- [Data provided]:

[BEGIN]

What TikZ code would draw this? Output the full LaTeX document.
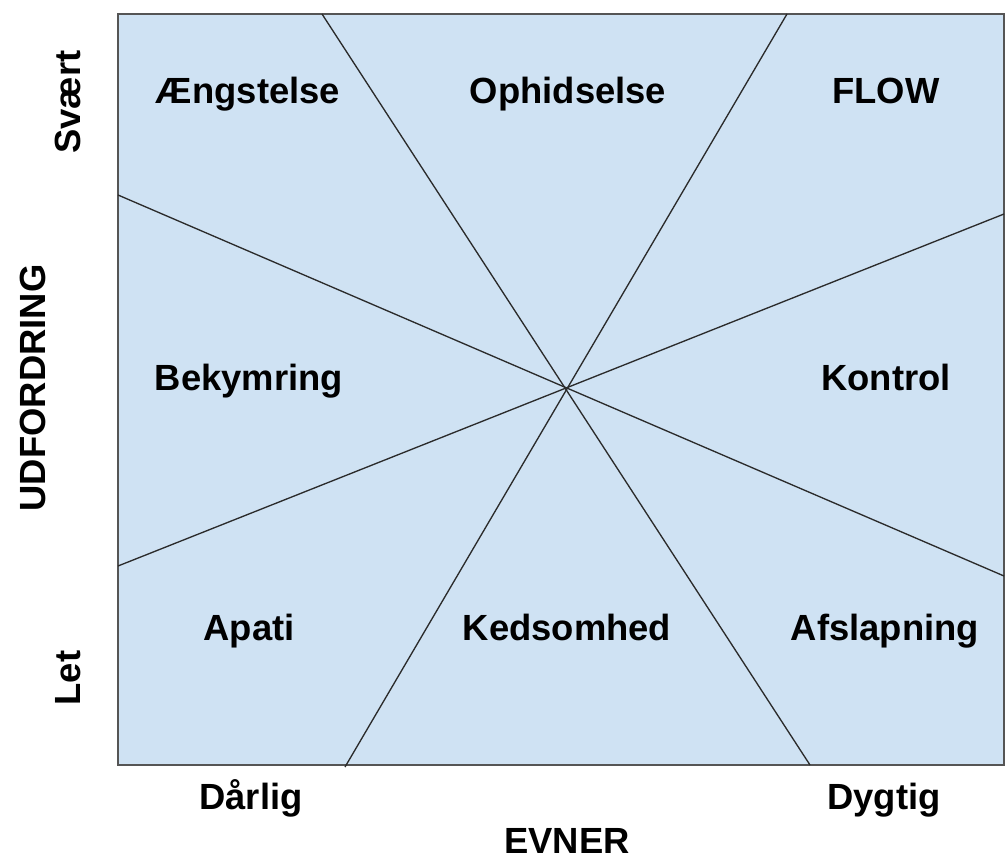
\documentclass[tikz,border=0pt]{standalone}
\usepackage{fontspec}
\setmainfont{Liberation Sans}
\usetikzlibrary{positioning}
\definecolor{zoneBlue}{HTML}{CFE2F3}
\definecolor{rayGray}{HTML}{2B2B2B}

\begin{document}
\begin{tikzpicture}[x=0.75pt,y=-0.75pt,
    every node/.style={font=\fontsize{27.3}{31}\selectfont\bfseries, inner sep=0pt},
    zone/.style={anchor=base},
    axislabel/.style={anchor=base}]

      \useasboundingbox (0,0) rectangle (1005,859);

      % draw the field
      \node[draw=rayGray!80, line width=0.9pt, fill=zoneBlue,
            minimum width=664.5pt, minimum height=563.25pt] (field) at (561,389.5) {};

      % end points of the rays
      \coordinate (t1) at (322,14);
      \coordinate (b1) at (810,765);
      \coordinate (t2) at (787,14);
      \coordinate (b2) at (345,767);
      \coordinate (r1) at (1004,214);
      \coordinate (l1) at (118,566);
      \coordinate (r2) at (1004,576);
      \coordinate (l2) at (118,195);

      % draw the rays
      \foreach \a/\b in {t1/b1,t2/b2,r1/l1,r2/l2}
        \draw[rayGray, line width=1pt] (\a) -- (\b);

      % label the zones
      \foreach \name/\px/\py [count=\i] in
        {Ængstelse/248/104, Ophidselse/568/104, FLOW/886/104,
         Bekymring/249/390, Kontrol/886/390,
         Apati/249/640, Kedsomhed/567/640, Afslapning/885/640}
        \node[zone] (zone\i) at (\px,\py) {\name};

      % label the axes
      \node[axislabel] (low) at (251,809) {Dårlig};
      \node[axislabel] (high) at (884,809) {Dygtig};
      \node[axislabel] (evner) at (567,853) {EVNER};
      \node[axislabel, rotate=90] (hard) at (80,102) {Svært};
      \node[axislabel, rotate=90] (easy) at (80,678) {Let};
      \node[axislabel, rotate=90] (udf) at (45,388) {UDFORDRING};

\end{tikzpicture}
\end{document}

[END]

- [Given request]:
Only the number is wanted: how many lines above include the word "draw"?

- [Solution]:
5